## [Provided material]
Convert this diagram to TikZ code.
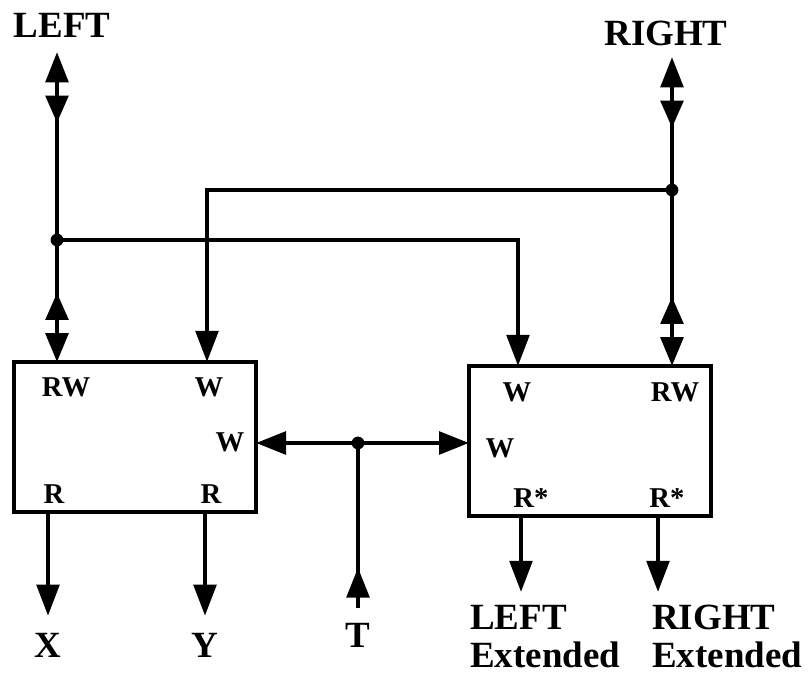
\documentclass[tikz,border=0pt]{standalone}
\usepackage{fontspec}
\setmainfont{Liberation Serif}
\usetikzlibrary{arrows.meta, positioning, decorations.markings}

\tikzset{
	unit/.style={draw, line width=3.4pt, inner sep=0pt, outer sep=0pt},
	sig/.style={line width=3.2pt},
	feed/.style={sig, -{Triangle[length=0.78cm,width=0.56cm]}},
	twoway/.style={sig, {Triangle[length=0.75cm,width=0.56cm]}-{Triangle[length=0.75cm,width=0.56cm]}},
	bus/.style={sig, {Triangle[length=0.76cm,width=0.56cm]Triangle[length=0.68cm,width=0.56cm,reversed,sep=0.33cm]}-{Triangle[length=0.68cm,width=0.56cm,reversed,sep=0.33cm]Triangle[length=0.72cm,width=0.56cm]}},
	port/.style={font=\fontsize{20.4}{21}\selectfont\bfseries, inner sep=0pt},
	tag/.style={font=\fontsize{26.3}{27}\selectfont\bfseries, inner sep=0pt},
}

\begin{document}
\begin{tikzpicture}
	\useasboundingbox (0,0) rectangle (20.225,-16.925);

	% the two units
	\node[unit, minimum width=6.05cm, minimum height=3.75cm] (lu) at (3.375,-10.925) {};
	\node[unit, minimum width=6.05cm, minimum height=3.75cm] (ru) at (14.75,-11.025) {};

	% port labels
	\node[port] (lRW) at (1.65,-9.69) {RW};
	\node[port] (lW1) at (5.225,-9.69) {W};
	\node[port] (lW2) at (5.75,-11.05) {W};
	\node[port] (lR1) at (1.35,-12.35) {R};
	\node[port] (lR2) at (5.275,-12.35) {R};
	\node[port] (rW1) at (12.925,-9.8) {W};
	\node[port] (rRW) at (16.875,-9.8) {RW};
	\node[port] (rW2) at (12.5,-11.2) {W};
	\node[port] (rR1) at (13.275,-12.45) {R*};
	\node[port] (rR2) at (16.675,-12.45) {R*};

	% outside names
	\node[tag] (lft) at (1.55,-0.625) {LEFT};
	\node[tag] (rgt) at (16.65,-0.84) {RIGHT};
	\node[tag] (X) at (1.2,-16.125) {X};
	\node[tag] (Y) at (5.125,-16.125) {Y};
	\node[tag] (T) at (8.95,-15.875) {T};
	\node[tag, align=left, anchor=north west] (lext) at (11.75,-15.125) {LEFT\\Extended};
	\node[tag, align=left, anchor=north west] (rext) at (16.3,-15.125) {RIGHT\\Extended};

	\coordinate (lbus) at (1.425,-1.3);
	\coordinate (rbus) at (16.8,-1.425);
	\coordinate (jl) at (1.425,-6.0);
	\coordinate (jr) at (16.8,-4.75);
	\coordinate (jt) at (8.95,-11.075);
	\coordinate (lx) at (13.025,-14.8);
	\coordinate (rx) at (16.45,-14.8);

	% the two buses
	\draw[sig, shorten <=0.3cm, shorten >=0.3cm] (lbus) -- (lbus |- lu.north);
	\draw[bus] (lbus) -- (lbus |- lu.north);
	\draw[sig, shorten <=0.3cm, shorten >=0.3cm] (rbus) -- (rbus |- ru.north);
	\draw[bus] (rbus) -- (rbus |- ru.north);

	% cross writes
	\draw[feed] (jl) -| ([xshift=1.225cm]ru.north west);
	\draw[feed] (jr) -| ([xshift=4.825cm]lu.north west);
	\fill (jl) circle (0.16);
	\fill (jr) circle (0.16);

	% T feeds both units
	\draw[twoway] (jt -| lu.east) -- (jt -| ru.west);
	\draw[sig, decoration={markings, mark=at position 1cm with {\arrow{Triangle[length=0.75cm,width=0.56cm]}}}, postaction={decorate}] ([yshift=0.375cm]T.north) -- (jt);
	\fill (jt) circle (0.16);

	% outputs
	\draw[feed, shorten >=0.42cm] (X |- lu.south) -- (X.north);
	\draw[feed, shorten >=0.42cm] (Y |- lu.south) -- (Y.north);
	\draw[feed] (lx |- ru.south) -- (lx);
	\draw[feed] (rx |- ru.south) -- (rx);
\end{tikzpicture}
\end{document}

## [Directions]
The listing above needs to be output again exactly. Don't include the pictures.

## [Solution to this task]
Convert this diagram to TikZ code.
\documentclass[tikz,border=0pt]{standalone}
\usepackage{fontspec}
\setmainfont{Liberation Serif}
\usetikzlibrary{arrows.meta, positioning, decorations.markings}

\tikzset{
	unit/.style={draw, line width=3.4pt, inner sep=0pt, outer sep=0pt},
	sig/.style={line width=3.2pt},
	feed/.style={sig, -{Triangle[length=0.78cm,width=0.56cm]}},
	twoway/.style={sig, {Triangle[length=0.75cm,width=0.56cm]}-{Triangle[length=0.75cm,width=0.56cm]}},
	bus/.style={sig, {Triangle[length=0.76cm,width=0.56cm]Triangle[length=0.68cm,width=0.56cm,reversed,sep=0.33cm]}-{Triangle[length=0.68cm,width=0.56cm,reversed,sep=0.33cm]Triangle[length=0.72cm,width=0.56cm]}},
	port/.style={font=\fontsize{20.4}{21}\selectfont\bfseries, inner sep=0pt},
	tag/.style={font=\fontsize{26.3}{27}\selectfont\bfseries, inner sep=0pt},
}

\begin{document}
\begin{tikzpicture}
	\useasboundingbox (0,0) rectangle (20.225,-16.925);

	% the two units
	\node[unit, minimum width=6.05cm, minimum height=3.75cm] (lu) at (3.375,-10.925) {};
	\node[unit, minimum width=6.05cm, minimum height=3.75cm] (ru) at (14.75,-11.025) {};

	% port labels
	\node[port] (lRW) at (1.65,-9.69) {RW};
	\node[port] (lW1) at (5.225,-9.69) {W};
	\node[port] (lW2) at (5.75,-11.05) {W};
	\node[port] (lR1) at (1.35,-12.35) {R};
	\node[port] (lR2) at (5.275,-12.35) {R};
	\node[port] (rW1) at (12.925,-9.8) {W};
	\node[port] (rRW) at (16.875,-9.8) {RW};
	\node[port] (rW2) at (12.5,-11.2) {W};
	\node[port] (rR1) at (13.275,-12.45) {R*};
	\node[port] (rR2) at (16.675,-12.45) {R*};

	% outside names
	\node[tag] (lft) at (1.55,-0.625) {LEFT};
	\node[tag] (rgt) at (16.65,-0.84) {RIGHT};
	\node[tag] (X) at (1.2,-16.125) {X};
	\node[tag] (Y) at (5.125,-16.125) {Y};
	\node[tag] (T) at (8.95,-15.875) {T};
	\node[tag, align=left, anchor=north west] (lext) at (11.75,-15.125) {LEFT\\Extended};
	\node[tag, align=left, anchor=north west] (rext) at (16.3,-15.125) {RIGHT\\Extended};

	\coordinate (lbus) at (1.425,-1.3);
	\coordinate (rbus) at (16.8,-1.425);
	\coordinate (jl) at (1.425,-6.0);
	\coordinate (jr) at (16.8,-4.75);
	\coordinate (jt) at (8.95,-11.075);
	\coordinate (lx) at (13.025,-14.8);
	\coordinate (rx) at (16.45,-14.8);

	% the two buses
	\draw[sig, shorten <=0.3cm, shorten >=0.3cm] (lbus) -- (lbus |- lu.north);
	\draw[bus] (lbus) -- (lbus |- lu.north);
	\draw[sig, shorten <=0.3cm, shorten >=0.3cm] (rbus) -- (rbus |- ru.north);
	\draw[bus] (rbus) -- (rbus |- ru.north);

	% cross writes
	\draw[feed] (jl) -| ([xshift=1.225cm]ru.north west);
	\draw[feed] (jr) -| ([xshift=4.825cm]lu.north west);
	\fill (jl) circle (0.16);
	\fill (jr) circle (0.16);

	% T feeds both units
	\draw[twoway] (jt -| lu.east) -- (jt -| ru.west);
	\draw[sig, decoration={markings, mark=at position 1cm with {\arrow{Triangle[length=0.75cm,width=0.56cm]}}}, postaction={decorate}] ([yshift=0.375cm]T.north) -- (jt);
	\fill (jt) circle (0.16);

	% outputs
	\draw[feed, shorten >=0.42cm] (X |- lu.south) -- (X.north);
	\draw[feed, shorten >=0.42cm] (Y |- lu.south) -- (Y.north);
	\draw[feed] (lx |- ru.south) -- (lx);
	\draw[feed] (rx |- ru.south) -- (rx);
\end{tikzpicture}
\end{document}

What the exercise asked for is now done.